Ketua Tim Hukum Ganjar-Mahfud, Todung Mulya Lubis di Ruang Sidang Mahkamah Konstitusi, Rabu (27/3/2024).

Jakarta, tvrijakartanews - Ketua Tim Hukum Ganjar-Mahfud, Todung Mulya Lubis mengungkapkan sejumlah petitum atau tuntutan kepada Mahkamah Konstitusi (MK) terkait dugaan kecurangan dalam penyelenggaraan pemilihan umum (pemilu) di dalam ruang sidang perdana Perselisihan Hasil Pemilihan Umum (PHPU) di Mahkamah Konstitusi (MK).

Dalam petitumnya, Todung meminta kepada MK agar mendiskualifikasi pasangan calon (paslon) presiden dan wakil presiden nomor urut 02, Prabowo Subianto dan Gibran Rakabuming Raka dari peserta pemilihan presiden (pilpres) 2024.

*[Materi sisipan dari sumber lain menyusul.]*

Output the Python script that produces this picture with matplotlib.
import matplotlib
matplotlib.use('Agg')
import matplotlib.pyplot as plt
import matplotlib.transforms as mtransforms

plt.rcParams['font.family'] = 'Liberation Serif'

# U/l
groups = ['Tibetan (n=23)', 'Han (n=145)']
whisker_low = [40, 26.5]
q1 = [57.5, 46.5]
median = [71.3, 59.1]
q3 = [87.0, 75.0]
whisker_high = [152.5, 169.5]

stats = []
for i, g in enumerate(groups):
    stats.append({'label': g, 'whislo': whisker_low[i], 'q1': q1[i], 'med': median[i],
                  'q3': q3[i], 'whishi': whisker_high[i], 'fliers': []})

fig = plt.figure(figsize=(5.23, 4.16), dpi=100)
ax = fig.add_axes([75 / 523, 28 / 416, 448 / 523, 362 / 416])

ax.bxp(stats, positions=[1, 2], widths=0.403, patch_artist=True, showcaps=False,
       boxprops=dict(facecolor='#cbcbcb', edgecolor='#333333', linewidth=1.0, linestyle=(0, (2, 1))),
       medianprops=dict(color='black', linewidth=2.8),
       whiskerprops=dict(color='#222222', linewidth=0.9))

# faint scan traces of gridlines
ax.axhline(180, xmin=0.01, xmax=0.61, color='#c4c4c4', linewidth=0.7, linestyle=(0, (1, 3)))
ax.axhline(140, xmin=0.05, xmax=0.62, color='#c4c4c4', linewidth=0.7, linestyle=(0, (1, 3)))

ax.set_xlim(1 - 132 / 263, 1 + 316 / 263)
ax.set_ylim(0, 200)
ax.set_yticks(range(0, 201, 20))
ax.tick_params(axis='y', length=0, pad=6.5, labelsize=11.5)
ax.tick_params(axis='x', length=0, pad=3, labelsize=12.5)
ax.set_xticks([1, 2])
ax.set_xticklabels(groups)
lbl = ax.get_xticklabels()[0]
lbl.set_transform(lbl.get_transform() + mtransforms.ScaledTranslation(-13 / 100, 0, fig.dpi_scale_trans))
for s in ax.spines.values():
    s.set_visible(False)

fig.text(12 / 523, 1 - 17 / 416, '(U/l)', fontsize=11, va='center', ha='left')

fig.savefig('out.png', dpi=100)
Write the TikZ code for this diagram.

Selain itu, pihaknya juga memohon kepada MK untuk meminta Komisi Pemilihan Umum (KPU) agar melakukan kegiatan pemungutan suara ulang antara paslon presiden dan wakil presiden nomor urut 01 Anies-Muhaimin dan paslon presiden dan wakil presiden nomor urut 03 Ganjar-Mahfud di seluruh tempat pemungutan suara (TPS) paling lambat 26 Juni 2024.

"Mendiskualifikasi Prabowo dan Gibran selaku paslon pserta pilpres 2024, memerintahkan pada KPU untuk melakukan pemungutan suara ulang antara Anies-Muhaimin dan Ganjar-Mahfud di seluruh tempat pemungutan suara, selambat-lambatnya 26 Juni 2024," kata Todung di dalam sidang perdana PHPU di MK, Rabu (27/3/2024).

Todung menilai, bahwa telah banyak pelanggaran yang terjadi di masa proses penyelenggaraan pemilu 2024, ia mengatakan seharusnya pemilu dilaksanakan secara jujur, adil, dan bebas. Dalam artian tanpa adanya intimidasi atau menuntut masyarakat agar berpihak kepada salah satu paslon.

"Pilpres 2024 bukan pilpres biasa, tapi seperti dikeluhkan banyak orang, pilpres 2024 dipenuhi berbagai pelanggaran pemilihan umum yang seharusnya dilakukan dengan jurdil, bebas sesuai pasal 22 e 1945, pasal tersebut sudah dilanggar terang-terangan," jelas Todung.

Todung pun meminta kepada MK agar berani dalam melakukan pembuktian atas banyaknya masalah dugaan pelanggaran yang terjadi di masa penyelenggaraan pemilu 2024.

Ia mengatakan selama ini MK dalam menyelesaikan masalah PHPU hanya dengan cara melihat perbedaan suara, tanpa melihat secara keseluruhan mulai dari pra pencoblosan, pencoblosan, dan proses penghitungan suara.

"Perlu kami terangkan bahwa pembuktian itu menuntut MK untuk berani melakukan pembuktian yang tidak sempit, terbatas pada perolehan suara. Pembuktian harus dilakukan secara menyeluruh, mencakup pelanggaran yang dilakukan Sejak pra pencoblosan dan pasca pencoblosan,"

"Dalam perkara PHPU selama ini MK hanya menyentuh masalah perbedaan perolehan suara, tidak melihat keseluruhan integritas pemilu di mana proses pada tahap pra pencoblosan-pencoblosan dan pasca pencoblosa menjadi bagian yang tidak terpisahkan," kata Todung.